La solution
Monsieur A. propose à Monsieur B. le marché suivant : ils vont comparer les longueurs de leurs cravates et celui qui aura la plus longue cravate la donnera à l’autre qui se retrouvera donc avec deux cravates. Monsieur B. raisonne ainsi : « Ma cravate a pour longueur \(L.\) Si ma cravate est la plus longue, ce qui a une chance sur deux de se produire, je la perds donc je perds une cravate de longueur \(L.\)

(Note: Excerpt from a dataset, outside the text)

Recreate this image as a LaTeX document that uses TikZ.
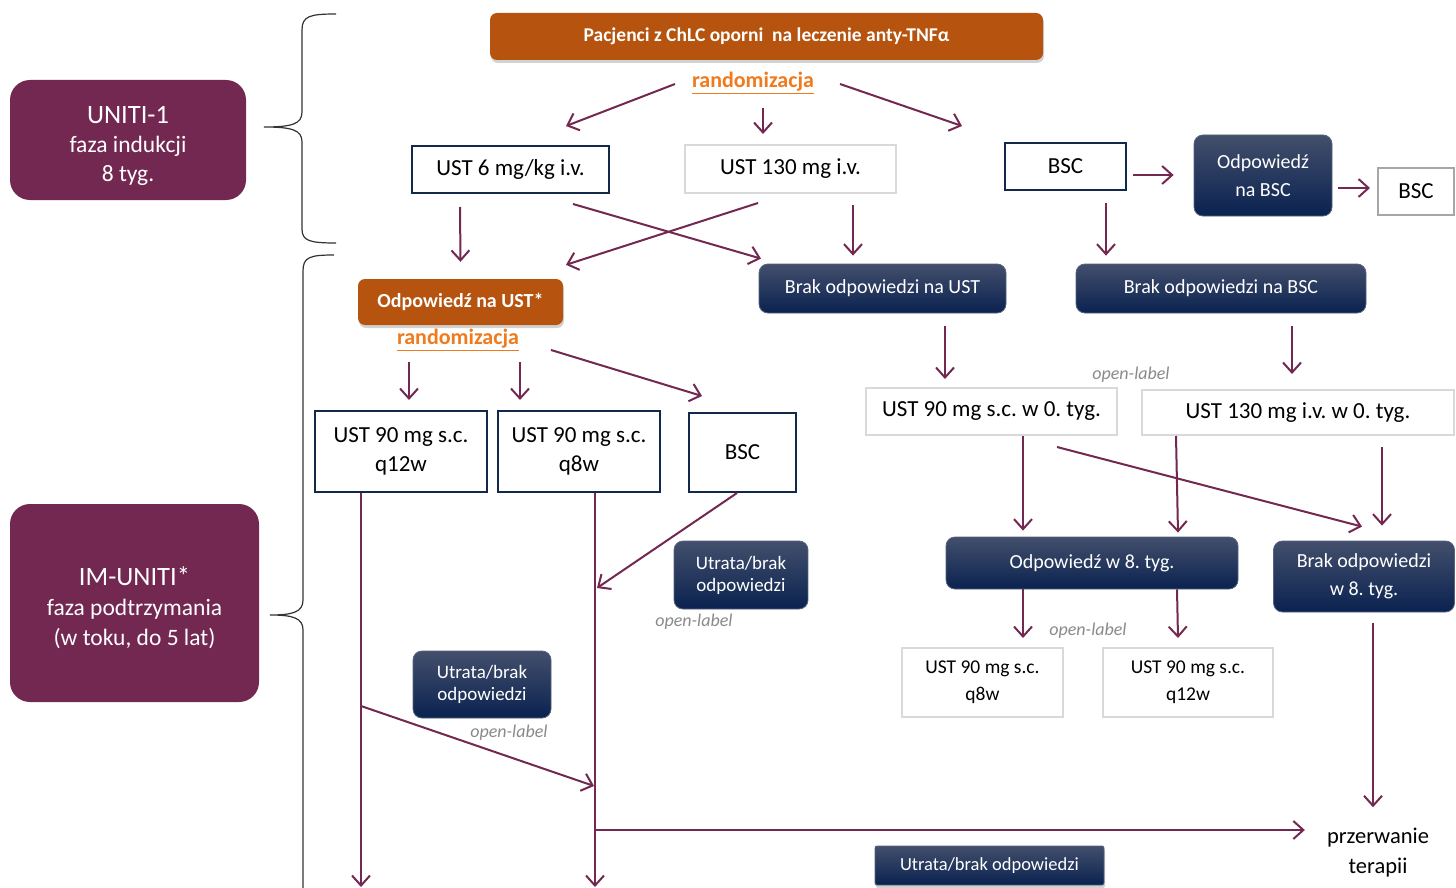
\documentclass[tikz,border=0pt]{standalone}
\usepackage{fontspec}
\setmainfont{Carlito}
\usetikzlibrary{arrows.meta,shadows}

\definecolor{plum}{HTML}{722850}
\definecolor{rust}{HTML}{B5530F}
\definecolor{tangerine}{HTML}{F07A1C}
\definecolor{navy}{HTML}{0A2250}
\definecolor{navytop}{HTML}{434F6C}
\definecolor{navyedge}{HTML}{56637E}
\definecolor{navyline}{HTML}{13294B}
\definecolor{paleline}{HTML}{D9D9D9}
\definecolor{midline}{HTML}{A6A6A6}
\definecolor{olgrey}{HTML}{8A8A8A}

\newcommand{\fsz}[2]{\fontsize{#1}{#2}\selectfont}
\frenchspacing

\begin{document}
\begin{tikzpicture}[x=1pt, y=-1pt,
  phase/.style={fill=plum, rounded corners=20pt, text=white, align=center, inner sep=0pt},
  rustbox/.style={fill=rust, rounded corners=7pt, text=white, align=center, inner sep=0pt,
    font=\bfseries\fsz{19.5}{22}, drop shadow={shadow xshift=1pt, shadow yshift=-3pt, opacity=0.35}},
  navybox/.style={draw=navyedge, line width=0.8pt, rounded corners=9pt, top color=navytop,
    middle color=navy, bottom color=navy, text=white, align=center, inner sep=0pt, font=\fsz{20}{28}},
  navyframe/.style={draw=navyline, line width=2pt, fill=white, align=center, inner sep=0pt, font=\fsz{23}{29}},
  paleframe/.style={draw=paleline, line width=2pt, fill=white, align=center, inner sep=0pt, font=\fsz{23}{29}},
  randlbl/.style={text=tangerine, font=\bfseries\fsz{22}{24}},
  openlbl/.style={text=olgrey, font=\itshape\fsz{18}{20}},
  arr/.style={draw=plum, line width=2pt, -{Straight Barb[length=10pt, width=18pt]}},
  brace/.style={draw=black!80, line width=1.2pt}]
  \fill[white] (0,0) rectangle (1456,888);
  \useasboundingbox (0,0) rectangle (1456,888);

  \draw[brace] (336,14) .. controls (310,14) and (302,16) .. (302,30) -- (302,112)
    .. controls (302,124) and (292,127) .. (264,127) .. controls (292,127) and (302,130) .. (302,142)
    -- (302,229) .. controls (302,241) and (310,243) .. (336,243);
  \draw[brace] (334,255) .. controls (310,255) and (303,257) .. (303,271) -- (303,600)
    .. controls (303,612) and (293,615) .. (270,615) .. controls (293,615) and (303,618) .. (303,630)
    -- (303,890);

  \node[phase, minimum width=236pt, minimum height=120pt, font=\fsz{23.5}{29}] (uniti) at (128,140)
    {\rule{0pt}{29pt}{\fsz{26.5}{29}UNITI-1}\\faza indukcji\\8 tyg.};
  \node[phase, minimum width=249pt, minimum height=198pt, font=\fsz{23.5}{30}] (imuniti) at (134.5,603)
    {\rule{0pt}{29pt}{\fsz{26.5}{30}IM-UNITI*}\\faza podtrzymania\\(w toku, do 5 lat)};

  \node[rustbox, minimum width=553pt, minimum height=47pt] (pacjenci) at (766.5,36.5)
    {Pacjenci z ChLC oporni\ \ na leczenie anty-TNFα};
  \node[randlbl] (rand1) at (753,83) {\underline{randomizacja}};
  \node[navyframe, minimum width=197pt, minimum height=47pt] (ust6) at (510.5,169.5) {UST 6 mg/kg i.v.};
  \node[paleframe, minimum width=211pt, minimum height=48pt] (ust130) at (790.5,169) {UST 130 mg i.v.};
  \node[navyframe, minimum width=121pt, minimum height=47pt] (bsc1) at (1065.5,166.5) {BSC};
  \node[navybox, minimum width=138pt, minimum height=81pt] (odpbsc) at (1263,175.5) {Odpowiedź\\na BSC};
  \node[paleframe, draw=midline, minimum width=76pt, minimum height=47pt] (bsc2) at (1416,191) {BSC};
  \node[navybox, minimum width=290pt, minimum height=49pt] (brakbsc) at (1221,288.5) {Brak odpowiedzi na BSC};
  \node[navybox, minimum width=247pt, minimum height=49pt] (brakust) at (882.5,288.5) {Brak odpowiedzi na UST};
  \node[rustbox, minimum width=205pt, minimum height=46pt, font=\bfseries\fsz{20}{22}] (odpust) at (460.5,302) {Odpowiedź na UST*};
  \node[randlbl] (rand2) at (458,340) {\underline{randomizacja}};

  \node[navyframe, minimum width=172pt, minimum height=81pt] (q12a) at (401,451.5) {UST 90 mg s.c.\\q12w};
  \node[navyframe, minimum width=162pt, minimum height=81pt] (q8a) at (579,451.5) {UST 90 mg s.c.\\q8w};
  \node[navyframe, minimum width=107pt, minimum height=79pt] (bsc3) at (742.5,452.5) {BSC};
  \node[navybox, minimum width=134pt, minimum height=68pt, font=\fsz{19}{22}] (utrata1) at (741,575) {Utrata/brak\\odpowiedzi};
  \node[navybox, minimum width=138pt, minimum height=67pt, font=\fsz{19}{22}] (utrata2) at (482,684.5) {Utrata/brak\\odpowiedzi};
  \node[navybox, rounded corners=2pt, minimum width=229pt, minimum height=39pt, font=\fsz{18.5}{22},
    drop shadow={shadow xshift=1pt, shadow yshift=-3pt, opacity=0.35}] (utrata3) at (989.5,865.5) {Utrata/brak odpowiedzi};
  \node[openlbl] (ol1) at (694,622) {open-label};
  \node[openlbl] (ol2) at (509,733) {open-label};
  \node[openlbl] (ol3) at (1131,375) {open-label};
  \node[openlbl] (ol4) at (1088,631) {open-label};
  \node[align=center, inner sep=0pt, font=\fsz{22.5}{30}] (przerw) at (1378,853) {przerwanie\\terapii};

  \node[paleframe, minimum width=251pt, minimum height=47pt] (ust90w0) at (991.5,411.5) {UST 90 mg s.c. w 0. tyg.};
  \node[paleframe, minimum width=312pt, minimum height=45pt] (ust130w0) at (1298,412.5) {UST 130 mg i.v. w 0. tyg.};
  \node[navybox, minimum width=292pt, minimum height=52pt] (odp8) at (1092,563) {Odpowiedź w 8. tyg.};
  \node[navybox, minimum width=181pt, minimum height=71pt] (brak8) at (1364,576.5) {Brak odpowiedzi\\w 8. tyg.};
  \node[paleframe, minimum width=161pt, minimum height=69pt, font=\fsz{19.5}{27}] (q8b) at (982.5,682.5) {UST 90 mg s.c.\\q8w};
  \node[paleframe, minimum width=170pt, minimum height=69pt, font=\fsz{19.5}{27}] (q12b) at (1188,682.5) {UST 90 mg s.c.\\q12w};

  \coordinate (endA) at (361,887);
  \coordinate (endB) at (595,887);
  \coordinate (splitA) at (361,706);
  \coordinate (joinC) at (594,786);
  \coordinate (joinB) at (597,588);
  \coordinate (splitB) at (595,830);

  \draw[arr] ([shift={(-78,1)}]rand1.center) -- ([shift={(55.5,-19)}]ust6.north);
  \draw[arr] ([shift={(10,25)}]rand1.center) -- ([shift={(-27.5,-10)}]ust130.north);
  \draw[arr] ([shift={(87,1)}]rand1.center) -- ([shift={(-103.5,-16)}]bsc1.north);
  \draw[arr] ([shift={(-50.5,13)}]ust6.south) -- ([shift={(0,-17)}]odpust.north);
  \draw[arr] ([shift={(62.5,10)}]ust6.south) -- ([shift={(-121.5,-5)}]brakust.north);
  \draw[arr] ([shift={(-32.5,9)}]ust130.south) -- ([shift={(105.5,-14)}]odpust.north);
  \draw[arr] ([shift={(62.5,11)}]ust130.south) -- ([shift={(-29.5,-8)}]brakust.north);
  \draw[arr] ([shift={(6,8.5)}]bsc1.east) -- ([shift={(-20,-0.5)}]odpbsc.west);
  \draw[arr] ([shift={(6,12.5)}]odpbsc.east) -- ([shift={(-7,-3)}]bsc2.west);
  \draw[arr] ([shift={(40.5,12)}]bsc1.south) -- ([shift={(-115,-8)}]brakbsc.north);

  \draw[arr] ([shift={(-49,22)}]rand2.center) -- ([shift={(8,-10)}]q12a.north);
  \draw[arr] ([shift={(62,22)}]rand2.center) -- ([shift={(-59,-10)}]q8a.north);
  \draw[arr] ([shift={(93,10)}]rand2.center) -- ([shift={(-40.5,-16)}]bsc3.north);
  \draw[arr] (q12a.south -| endA) -- (endA);
  \draw[arr] (q8a.south -| endB) -- (endB);
  \draw[arr] ([shift={(-5.5,0)}]bsc3.south) -- (joinB);
  \draw[arr] (splitA) -- (joinC);
  \draw[arr, shorten >=22pt] (splitB) -- (splitB -| przerw.west);
  \draw[arr] ([shift={(9,11)}]brak8.south) -- ([shift={(-5,-21)}]przerw.north);

  \draw[arr] ([shift={(62.5,13)}]brakust.south) -- ([shift={(-46.5,-8)}]ust90w0.north);
  \draw[arr] ([shift={(71,13)}]brakbsc.south) -- ([shift={(-6,-15)}]ust130w0.north);
  \draw[arr] ([shift={(31.5,0)}]ust90w0.south) -- ([shift={(-69,-6)}]odp8.north);
  \draw[arr] ([shift={(-122,0)}]ust130w0.south) -- ([shift={(86,-4)}]odp8.north);
  \draw[arr] ([shift={(65.5,11)}]ust90w0.south) -- ([shift={(-2,-14)}]brak8.north);
  \draw[arr] ([shift={(84,11)}]ust130w0.south) -- ([shift={(18,-15)}]brak8.north);
  \draw[arr] ([shift={(-69,0)}]odp8.south) -- ([shift={(40.5,-9)}]q8b.north);
  \draw[arr] ([shift={(85,0)}]odp8.south) -- ([shift={(-10,-9)}]q12b.north);
\end{tikzpicture}
\end{document}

Sinon je gagne la cravate de Monsieur A. dont la longueur est \(L’\) avec \(L’ > L.\) Donc : une fois sur deux je perds \(L\) et une fois sur deux je gagne plus que \(L.\) En moyenne, je suis gagnant, comme si une fois sur deux je perdais un euro et qu’une fois sur deux je gagnais deux euros. J’accepte donc l’offre ».
Pourtant le jeu est parfaitement symétrique et donc A. peut raisonner de la même façon et conclure que le jeu lui est favorable. Ce n’est pas possible : un jeu ne peut pas être favorable aux deux joueurs car ce que l’un gagne, l’autre le perd. Comment sortir de cette contradiction?
Plusieurs analyses de ce paradoxe ont été proposées dont la plus simple est la suivante : B. se trompe quand il dit qu’il y a une chance sur deux que la cravate de A. soit plus longue que la sienne.
Si, une fois le pari accepté, sa cravate était choisie au hasard ainsi que celle de A., il serait possible de dire qu’il y a une chance sur deux que la cravate de A. soit plus longue, mais au moment du pari, la longueur de la cravate de B. est déjà fixée et connue de lui, et c’est cette longueur comparée à la répartition des longueurs des cravates en circulation qui permet, selon les cas, de conclure qu’il faut accepter ou pas la proposition. Imaginons par exemple que la longueur de la cravate de B. soit 1 m et que, parmi toutes les cravates vendues, il y en ait 55% de plus de 1 m et 45% de moins de 1 m, alors il est clair que B. doit accepter. Le principe d’indifférence (considérer qu’en l’absence de données précises, les probabilités entre les différents cas sont égales) conduit fréquemment à des erreurs ou à des contradictions et donc il faut s’en méfier. Le paradoxe de la cravate est un de ces cas, en voici un autre, plus simple.
En choisissant une lettre de l’alphabet au hasard, quelle est la probabilité Pr de tomber sur un A?
Réponse 1 : il y a 26 lettres, donc Pr = 1/26 (application du principe d’indifférence aux 26 possibilités A, B, … Z).
Réponse 2 : il y a une chance sur 2 que la lettre soit une voyelle (application du principe d’indifférence entre les deux possibilités voyelle/consonne) et il y a une chance sur 6 pour qu’une voyelle soit un A, car il y a 6 voyelles A, E, I, O, U et Y (principe d’indifférence entre les 6 voyelles), donc en combinant les deux, cela fait une chance sur 12 : Pr = 1/12.
Réponse 3 : Pr = 1/13 car, dans les lettres d’un texte en français, il y a à peu près un A toutes les 13 lettres (principe d’indifférence appliqué aux lettres rencontrées dans des textes en français). En réalité, en l’absence de précision, il est impossible de trancher entre les diverses applications du principe d’indifférence qui conduisent à des résultats contradictoires. Comme dans le cas des cravates, trop peu d’informations sont disponibles pour qu’on puisse raisonner en termes probabilistes.